In playback the process was reversed. Light was beamed through the soundtrack and onto a photoelectric cell, whose resistance varied with the intensity of the light beam. The light beam, modulated by the varying density of the soundtrack, in turn modulated a current traveling through the photoelectric cell. The current was then amplified and transmitted to loudspeakers.
Phonofilm had a clear advantage over phonograph-based systems: since sound and pictures were recorded on the same strip of film, they could not drift out of sync. De Forest made his first talking picture in 1921 (the 1913 film had only been a barking picture). On July 9 he wrote in his diary: “Today I made my first ‘talking movie’ picture—of myself, very hot and somewhat flurried; talked too loud, and the photography was poor, due to white ‘back drop’ and bad placing of the light. But it was at last made , despite all the jinxes and hoodoos—two months behind schedule, and after two years of hard work in preparation—a definite promise of great things to come.”
The German firm of Eric Huth G.m.b.H. lured de Forest to Berlin to continue his research. He and his wife stayed there a year, unhappily. De Forest gave a public presentation in September 1922. The German press, he recalled, was “polite, if not enthusiastically laudatory.” Back in New York he found support from Hugo Riesenfeld, musical director of two Paramount movie theaters, the Rivoli and the Rialto. Riesenfeld set up de Forest with a studio, a cameraman, and musicians and promised his plush theaters for the debut of Phonofilm.
The inaugural Phonofilm program, which made its premiere in April 1923, included Eddie Cantor singing and Lillian Powell dancing to the music of Brahms. De Forest and Riesenfeld courted big-shot Hollywood producers like Carl Laemmle and Adolph Zukor, but the motion-picture establishment, remembering the stinging failure of Edison’s Kinetophone and other talking-picture systems, remained stubbornly unconvinced. So bad was the reputation of talking pictures that when de Forest tried to raise money with a stock offering, the state of New York seized the company’s books, forbade the further sale of Phonofilm stock, and unsuccessfully tried to force the company into receivership.
Though woefully undercapitalized, de Forest and Riesenfeld managed to wire thirty-four theaters along the East Coast for sound. In 1924 de Forest loaded a pickup truck with his equipment and filmed campaign speeches by President Calvin Coolidge and his opponents, John W. Davis (Democrat) and Sen. Robert La Follette (Progressive). The next year the New York politicians Franklin D. Roosevelt and Al Smith delivered speeches before Phonofilm cameras.

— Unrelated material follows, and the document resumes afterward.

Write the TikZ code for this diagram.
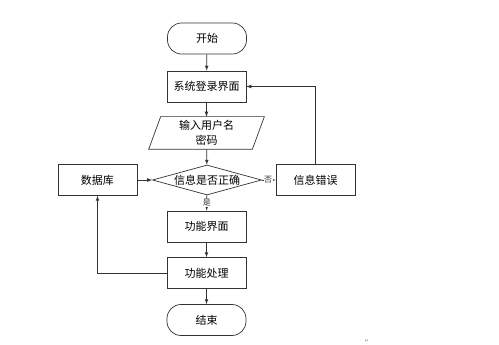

Throughout the 1920s de Forest made hundreds of Phonofilm short subjects, with scenes from grand opera, comedy acts, vaudeville routines, George Bernard Shaw offering greetings to America, and DeWolf Hopper reciting “Casey at the Bat.” Other Phonofilm performers included Elsa Lanchester, Gloria Swanson, Pola Negri, and George Jessel.
Unfortunately de Forest never got the major studio backing he wanted to make Phonofilm the new moviemaking standard. Harry M. Geduld, in his book The Birth of the Talkies , blames Phonofilm’s ultimate failure in part on still-inadequate sound quality. Perhaps more important, the company made boring movies. James Quirk, the editor of Photoplay , put it simply in 1924: “Talking pictures are perfected, says Dr. Lee De Forest. So is castor oil.”
Among de Forest’s few supporters was Edward B. Craft, chief engineer of the Western Electric Company, a subsidiary of American Telephone and Telegraph. For several years Craft had lent microphones and amplifiers to de Forest, but in 1925 the company refused de Forest continued use of its equipment. De Forest asked John Otterson, head of Western Electric’s radio products division, what was going on. “His reply,” wrote de Forest, “was a hearty, cynical laugh.”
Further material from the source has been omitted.